━━━━━ DATA BLOCK ━━━━━
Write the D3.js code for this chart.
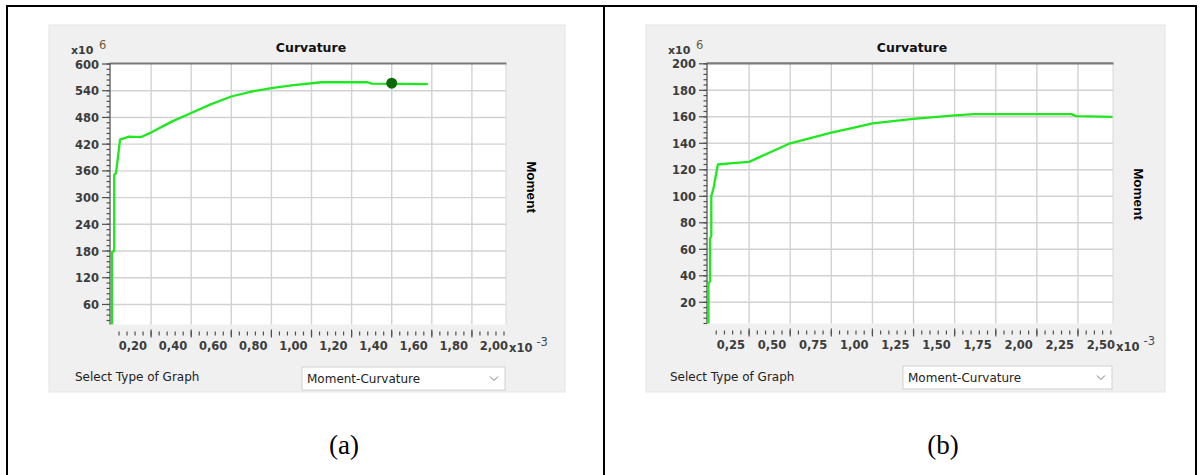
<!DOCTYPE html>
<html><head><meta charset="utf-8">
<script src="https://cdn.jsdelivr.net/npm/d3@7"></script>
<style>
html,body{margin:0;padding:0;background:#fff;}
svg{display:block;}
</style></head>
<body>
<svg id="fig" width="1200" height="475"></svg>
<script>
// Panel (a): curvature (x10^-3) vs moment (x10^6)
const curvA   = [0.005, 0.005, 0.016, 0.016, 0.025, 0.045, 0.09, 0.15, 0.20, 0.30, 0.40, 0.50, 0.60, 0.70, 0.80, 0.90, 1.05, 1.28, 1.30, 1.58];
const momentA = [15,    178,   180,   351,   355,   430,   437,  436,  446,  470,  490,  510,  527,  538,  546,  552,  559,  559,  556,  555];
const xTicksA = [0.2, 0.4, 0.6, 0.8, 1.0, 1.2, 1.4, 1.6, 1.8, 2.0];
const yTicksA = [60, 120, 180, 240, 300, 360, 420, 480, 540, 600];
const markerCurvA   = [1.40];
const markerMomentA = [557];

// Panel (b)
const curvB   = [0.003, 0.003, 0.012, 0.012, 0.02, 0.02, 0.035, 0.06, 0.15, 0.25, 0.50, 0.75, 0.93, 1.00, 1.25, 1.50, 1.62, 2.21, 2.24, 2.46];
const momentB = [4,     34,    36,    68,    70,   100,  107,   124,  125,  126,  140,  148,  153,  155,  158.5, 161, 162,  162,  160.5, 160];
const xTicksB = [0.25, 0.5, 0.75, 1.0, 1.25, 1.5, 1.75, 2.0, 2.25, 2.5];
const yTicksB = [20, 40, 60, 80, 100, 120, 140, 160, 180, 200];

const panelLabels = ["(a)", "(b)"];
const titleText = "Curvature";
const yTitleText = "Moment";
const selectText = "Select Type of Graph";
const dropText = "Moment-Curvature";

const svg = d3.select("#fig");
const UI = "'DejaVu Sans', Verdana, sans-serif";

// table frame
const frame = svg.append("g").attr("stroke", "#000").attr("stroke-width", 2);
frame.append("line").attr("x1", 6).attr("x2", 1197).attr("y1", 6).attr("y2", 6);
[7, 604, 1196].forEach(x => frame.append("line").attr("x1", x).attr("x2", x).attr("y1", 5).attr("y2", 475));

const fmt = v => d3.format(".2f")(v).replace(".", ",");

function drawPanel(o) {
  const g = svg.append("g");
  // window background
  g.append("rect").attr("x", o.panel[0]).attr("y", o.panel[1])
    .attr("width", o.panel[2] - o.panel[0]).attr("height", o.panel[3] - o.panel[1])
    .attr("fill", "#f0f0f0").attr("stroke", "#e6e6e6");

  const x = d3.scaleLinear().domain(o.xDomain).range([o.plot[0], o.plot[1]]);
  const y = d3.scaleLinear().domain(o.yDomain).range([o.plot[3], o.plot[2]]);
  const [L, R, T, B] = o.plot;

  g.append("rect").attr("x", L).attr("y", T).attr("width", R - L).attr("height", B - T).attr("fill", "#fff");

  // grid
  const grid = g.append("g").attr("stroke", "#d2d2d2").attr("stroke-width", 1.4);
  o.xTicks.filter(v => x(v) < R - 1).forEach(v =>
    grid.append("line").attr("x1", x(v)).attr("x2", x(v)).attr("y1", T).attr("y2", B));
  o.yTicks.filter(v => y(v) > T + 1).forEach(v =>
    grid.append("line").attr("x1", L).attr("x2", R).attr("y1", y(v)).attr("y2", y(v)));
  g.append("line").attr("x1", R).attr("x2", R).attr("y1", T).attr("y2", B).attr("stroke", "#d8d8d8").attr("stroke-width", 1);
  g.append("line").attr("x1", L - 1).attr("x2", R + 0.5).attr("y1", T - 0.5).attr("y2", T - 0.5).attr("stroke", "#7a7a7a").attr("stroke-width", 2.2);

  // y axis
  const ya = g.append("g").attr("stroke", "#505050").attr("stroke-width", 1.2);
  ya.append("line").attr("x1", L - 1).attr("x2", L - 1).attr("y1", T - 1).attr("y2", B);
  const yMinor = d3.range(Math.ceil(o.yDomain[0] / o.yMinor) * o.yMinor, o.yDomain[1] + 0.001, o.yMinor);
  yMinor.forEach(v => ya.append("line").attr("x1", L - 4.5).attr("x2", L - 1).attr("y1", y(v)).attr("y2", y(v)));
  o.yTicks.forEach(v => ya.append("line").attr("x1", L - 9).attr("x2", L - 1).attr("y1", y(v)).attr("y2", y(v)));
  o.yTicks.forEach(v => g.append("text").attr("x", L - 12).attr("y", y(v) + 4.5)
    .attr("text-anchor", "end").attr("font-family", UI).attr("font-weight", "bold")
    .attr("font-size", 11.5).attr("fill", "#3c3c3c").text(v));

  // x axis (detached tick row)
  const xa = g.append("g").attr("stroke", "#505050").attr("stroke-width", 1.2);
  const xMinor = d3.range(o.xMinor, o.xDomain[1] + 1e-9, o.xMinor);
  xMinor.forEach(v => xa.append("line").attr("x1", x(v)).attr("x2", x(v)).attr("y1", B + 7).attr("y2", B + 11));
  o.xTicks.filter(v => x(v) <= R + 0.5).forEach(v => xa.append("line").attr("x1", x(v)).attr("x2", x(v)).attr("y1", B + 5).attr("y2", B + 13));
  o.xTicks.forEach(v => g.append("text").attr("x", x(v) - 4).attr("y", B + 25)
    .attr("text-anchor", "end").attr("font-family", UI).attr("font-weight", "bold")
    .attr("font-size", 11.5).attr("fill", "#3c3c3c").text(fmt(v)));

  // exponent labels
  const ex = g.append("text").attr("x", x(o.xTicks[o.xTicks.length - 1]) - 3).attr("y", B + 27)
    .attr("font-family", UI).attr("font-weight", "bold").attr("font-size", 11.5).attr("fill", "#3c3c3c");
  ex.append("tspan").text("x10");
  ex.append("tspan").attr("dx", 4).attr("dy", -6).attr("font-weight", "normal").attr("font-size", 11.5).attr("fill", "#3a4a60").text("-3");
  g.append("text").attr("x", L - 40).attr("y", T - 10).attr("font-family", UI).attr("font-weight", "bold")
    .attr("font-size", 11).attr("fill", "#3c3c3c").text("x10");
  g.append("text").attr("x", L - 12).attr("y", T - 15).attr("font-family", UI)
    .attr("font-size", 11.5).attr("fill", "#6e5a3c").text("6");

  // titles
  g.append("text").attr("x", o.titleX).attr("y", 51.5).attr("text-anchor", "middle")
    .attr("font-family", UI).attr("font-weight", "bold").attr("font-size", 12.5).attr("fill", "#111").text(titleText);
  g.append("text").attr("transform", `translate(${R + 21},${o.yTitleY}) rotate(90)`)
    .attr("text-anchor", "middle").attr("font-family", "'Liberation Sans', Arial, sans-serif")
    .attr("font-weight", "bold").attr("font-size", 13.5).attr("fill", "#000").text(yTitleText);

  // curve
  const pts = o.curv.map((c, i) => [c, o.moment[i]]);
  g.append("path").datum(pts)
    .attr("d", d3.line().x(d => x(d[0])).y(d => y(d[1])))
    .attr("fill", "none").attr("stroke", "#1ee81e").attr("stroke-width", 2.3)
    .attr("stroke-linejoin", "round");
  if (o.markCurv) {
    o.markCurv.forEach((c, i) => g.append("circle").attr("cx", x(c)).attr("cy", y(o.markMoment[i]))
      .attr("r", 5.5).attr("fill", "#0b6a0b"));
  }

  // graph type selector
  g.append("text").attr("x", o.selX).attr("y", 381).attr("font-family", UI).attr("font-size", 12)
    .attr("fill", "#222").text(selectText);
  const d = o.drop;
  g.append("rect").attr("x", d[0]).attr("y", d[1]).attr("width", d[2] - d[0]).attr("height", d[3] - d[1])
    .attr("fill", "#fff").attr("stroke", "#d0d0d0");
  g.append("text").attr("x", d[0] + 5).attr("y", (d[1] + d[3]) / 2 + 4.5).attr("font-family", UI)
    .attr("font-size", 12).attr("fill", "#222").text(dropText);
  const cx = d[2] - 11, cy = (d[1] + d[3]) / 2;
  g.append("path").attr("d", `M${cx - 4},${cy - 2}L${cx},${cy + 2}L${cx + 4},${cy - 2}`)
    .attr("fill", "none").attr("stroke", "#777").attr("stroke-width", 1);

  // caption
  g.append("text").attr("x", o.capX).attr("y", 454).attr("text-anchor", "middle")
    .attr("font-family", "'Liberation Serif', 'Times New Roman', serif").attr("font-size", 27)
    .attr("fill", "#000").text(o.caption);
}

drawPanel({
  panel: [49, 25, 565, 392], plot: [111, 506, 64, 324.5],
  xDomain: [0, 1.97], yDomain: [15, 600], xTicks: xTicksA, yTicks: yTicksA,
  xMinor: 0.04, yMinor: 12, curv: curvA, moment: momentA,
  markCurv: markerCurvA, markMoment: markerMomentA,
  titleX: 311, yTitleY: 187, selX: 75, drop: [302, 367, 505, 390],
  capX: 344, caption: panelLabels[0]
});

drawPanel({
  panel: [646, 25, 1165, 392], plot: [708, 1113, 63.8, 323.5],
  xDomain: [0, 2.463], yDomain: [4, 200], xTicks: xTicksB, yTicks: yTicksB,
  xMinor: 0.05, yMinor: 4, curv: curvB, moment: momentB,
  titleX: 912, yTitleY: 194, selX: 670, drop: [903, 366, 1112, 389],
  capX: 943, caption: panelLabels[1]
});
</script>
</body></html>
━━━━━
WRITTEN PROBLEM => Your task is to restate word for word the lines from the top of the data to the line containing "const markerMomentA = [557];", both ends included, with every picture left out.

SOLUTION =>
Write the D3.js code for this chart.
<!DOCTYPE html>
<html><head><meta charset="utf-8">
<script src="https://cdn.jsdelivr.net/npm/d3@7"></script>
<style>
html,body{margin:0;padding:0;background:#fff;}
svg{display:block;}
</style></head>
<body>
<svg id="fig" width="1200" height="475"></svg>
<script>
// Panel (a): curvature (x10^-3) vs moment (x10^6)
const curvA   = [0.005, 0.005, 0.016, 0.016, 0.025, 0.045, 0.09, 0.15, 0.20, 0.30, 0.40, 0.50, 0.60, 0.70, 0.80, 0.90, 1.05, 1.28, 1.30, 1.58];
const momentA = [15,    178,   180,   351,   355,   430,   437,  436,  446,  470,  490,  510,  527,  538,  546,  552,  559,  559,  556,  555];
const xTicksA = [0.2, 0.4, 0.6, 0.8, 1.0, 1.2, 1.4, 1.6, 1.8, 2.0];
const yTicksA = [60, 120, 180, 240, 300, 360, 420, 480, 540, 600];
const markerCurvA   = [1.40];
const markerMomentA = [557];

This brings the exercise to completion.